Antes do início da “live”, os indígenas foram orientados a “evitar usar a palavra garimpo e usar mineração”, palavra muito mais palatável para os propósitos de derrubar a floresta para explorar o subsolo. Os escolhidos foram apresentados como lideranças, mas o povo yanomami já enviou uma carta avisando que o indígena que apareceu por lá não representa nenhuma comunidade. Da boca do Mártir só saíram pérolas. Como esta: “Por exemplo. Tem uma terra indígena aí que possa fazer uma usina hidrelétrica. Se vocês concordarem, é coisa rápida! A decisão tem que ser de vocês, sem intermediários. (...) Não tem problema nenhum. Faz o negócio, faz o preço, faz seguro. E toca o barco. (...) Vocês têm bastante terra. Vamos usar essa terra. (...) Nós queremos a liberdade de vocês”. No meio da conversa, lembrou : “Tem que mexer em leis, lógico, vai depender do parlamento, a gente vai buscar leis para mudar isso aí”. “Isso aí” é a Constituição.
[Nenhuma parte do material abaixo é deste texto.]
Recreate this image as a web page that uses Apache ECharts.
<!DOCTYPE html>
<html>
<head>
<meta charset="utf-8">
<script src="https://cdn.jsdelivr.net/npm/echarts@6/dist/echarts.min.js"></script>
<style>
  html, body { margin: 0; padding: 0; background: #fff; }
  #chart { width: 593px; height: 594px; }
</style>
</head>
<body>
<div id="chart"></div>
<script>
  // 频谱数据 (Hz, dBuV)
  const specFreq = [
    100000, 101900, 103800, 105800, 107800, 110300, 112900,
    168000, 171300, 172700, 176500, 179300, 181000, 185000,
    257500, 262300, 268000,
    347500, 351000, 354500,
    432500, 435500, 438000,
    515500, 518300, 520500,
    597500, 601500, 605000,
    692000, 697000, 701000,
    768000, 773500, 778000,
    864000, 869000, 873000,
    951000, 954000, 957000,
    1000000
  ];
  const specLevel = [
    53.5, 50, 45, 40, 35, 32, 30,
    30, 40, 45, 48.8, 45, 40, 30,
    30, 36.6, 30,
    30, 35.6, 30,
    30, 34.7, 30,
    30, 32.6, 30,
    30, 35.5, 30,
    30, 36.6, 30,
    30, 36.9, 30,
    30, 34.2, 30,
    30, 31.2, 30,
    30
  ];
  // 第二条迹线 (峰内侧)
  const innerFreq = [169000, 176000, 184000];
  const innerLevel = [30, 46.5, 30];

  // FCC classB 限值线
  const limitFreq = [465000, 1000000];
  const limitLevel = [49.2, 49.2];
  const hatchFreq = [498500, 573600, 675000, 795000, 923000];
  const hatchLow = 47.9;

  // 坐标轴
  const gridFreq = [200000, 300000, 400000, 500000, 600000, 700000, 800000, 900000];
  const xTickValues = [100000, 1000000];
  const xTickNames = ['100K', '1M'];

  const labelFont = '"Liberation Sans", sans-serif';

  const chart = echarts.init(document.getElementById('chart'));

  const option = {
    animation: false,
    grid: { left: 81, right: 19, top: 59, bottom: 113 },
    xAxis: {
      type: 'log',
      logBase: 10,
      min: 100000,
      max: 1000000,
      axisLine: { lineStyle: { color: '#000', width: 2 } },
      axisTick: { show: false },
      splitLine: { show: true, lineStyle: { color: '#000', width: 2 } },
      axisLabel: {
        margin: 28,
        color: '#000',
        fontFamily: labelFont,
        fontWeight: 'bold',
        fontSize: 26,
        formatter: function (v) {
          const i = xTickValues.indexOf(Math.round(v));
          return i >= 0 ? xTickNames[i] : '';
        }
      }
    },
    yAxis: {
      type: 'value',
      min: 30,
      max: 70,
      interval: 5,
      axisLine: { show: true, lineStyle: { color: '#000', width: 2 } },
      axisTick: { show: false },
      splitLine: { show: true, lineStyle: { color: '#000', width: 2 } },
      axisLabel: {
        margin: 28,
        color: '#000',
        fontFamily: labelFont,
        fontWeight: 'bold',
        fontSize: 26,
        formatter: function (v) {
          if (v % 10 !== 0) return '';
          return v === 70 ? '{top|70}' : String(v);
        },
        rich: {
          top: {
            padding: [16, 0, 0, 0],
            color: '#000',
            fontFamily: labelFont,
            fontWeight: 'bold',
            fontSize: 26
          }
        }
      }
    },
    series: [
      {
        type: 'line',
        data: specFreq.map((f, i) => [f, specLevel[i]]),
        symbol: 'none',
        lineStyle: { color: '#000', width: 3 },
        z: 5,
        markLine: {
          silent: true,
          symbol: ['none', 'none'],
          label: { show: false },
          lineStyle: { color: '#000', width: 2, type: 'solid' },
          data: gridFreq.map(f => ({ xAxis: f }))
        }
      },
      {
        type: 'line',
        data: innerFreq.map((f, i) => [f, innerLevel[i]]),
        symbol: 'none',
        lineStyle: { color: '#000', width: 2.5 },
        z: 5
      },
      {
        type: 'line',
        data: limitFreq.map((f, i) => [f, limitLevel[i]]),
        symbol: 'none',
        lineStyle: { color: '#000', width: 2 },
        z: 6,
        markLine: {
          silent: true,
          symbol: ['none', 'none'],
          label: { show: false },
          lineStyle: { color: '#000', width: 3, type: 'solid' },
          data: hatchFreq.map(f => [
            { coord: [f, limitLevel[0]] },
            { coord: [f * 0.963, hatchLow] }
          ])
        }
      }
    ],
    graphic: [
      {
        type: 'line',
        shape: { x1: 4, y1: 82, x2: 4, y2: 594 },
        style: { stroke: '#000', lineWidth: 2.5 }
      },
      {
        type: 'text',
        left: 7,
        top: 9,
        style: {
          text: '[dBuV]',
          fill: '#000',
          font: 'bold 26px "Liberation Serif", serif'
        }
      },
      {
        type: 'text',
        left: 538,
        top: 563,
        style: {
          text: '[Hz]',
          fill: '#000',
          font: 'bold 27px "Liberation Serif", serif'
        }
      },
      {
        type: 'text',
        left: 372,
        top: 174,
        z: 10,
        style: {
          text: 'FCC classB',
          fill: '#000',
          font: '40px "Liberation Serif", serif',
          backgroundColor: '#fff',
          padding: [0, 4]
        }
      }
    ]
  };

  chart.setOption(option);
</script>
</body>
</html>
Mas o Brasil continua sendo uma democracia.
Com um canetaço, o Mártir decidiu deletar centenas de conselhos sociais com participação popular. Estes conselhos – formados por representantes da gestão e representantes da sociedade civil, gente com experiência nas respectivas áreas, entidades com atuação reconhecida – acompanhavam, debatiam e influenciavam as políticas públicas. São especialmente importantes em áreas invisibilizadas, como as relacionadas à população de rua, indígenas e LGBTI. Sem serem remunerados para isso, os conselheiros só recebiam transporte e diária. Eram a voz da sociedade no Governo. E a voz da sociedade foi silenciada. Mas o Brasil continua sendo uma democracia.
A reforma da Previdência é apresentada como a salvação do país. Tudo indica que o Armageddon pode ser antecipado caso a reforma não for aprovada. Mas quando é exigido que o Governo apresente os dados técnicos em que se baseou para construir a proposta levada ao legislativo, o Mártir, pelas mãos do Posto Ipiranga Paulo Guedes, decreta sigilo sobre o material até a aprovação. A lei altera a vida de todos os brasileiros, mas aos brasileiros é negado o direito de conhecer as informações que poderiam justificar a lei. São informações públicas, obtidas por funcionários públicos com dinheiro público, mas o Mártir determinou que nem os legisladores nem o povo podem vê-las. Aprova primeiro, prova depois. Mas o Brasil continua sendo uma democracia.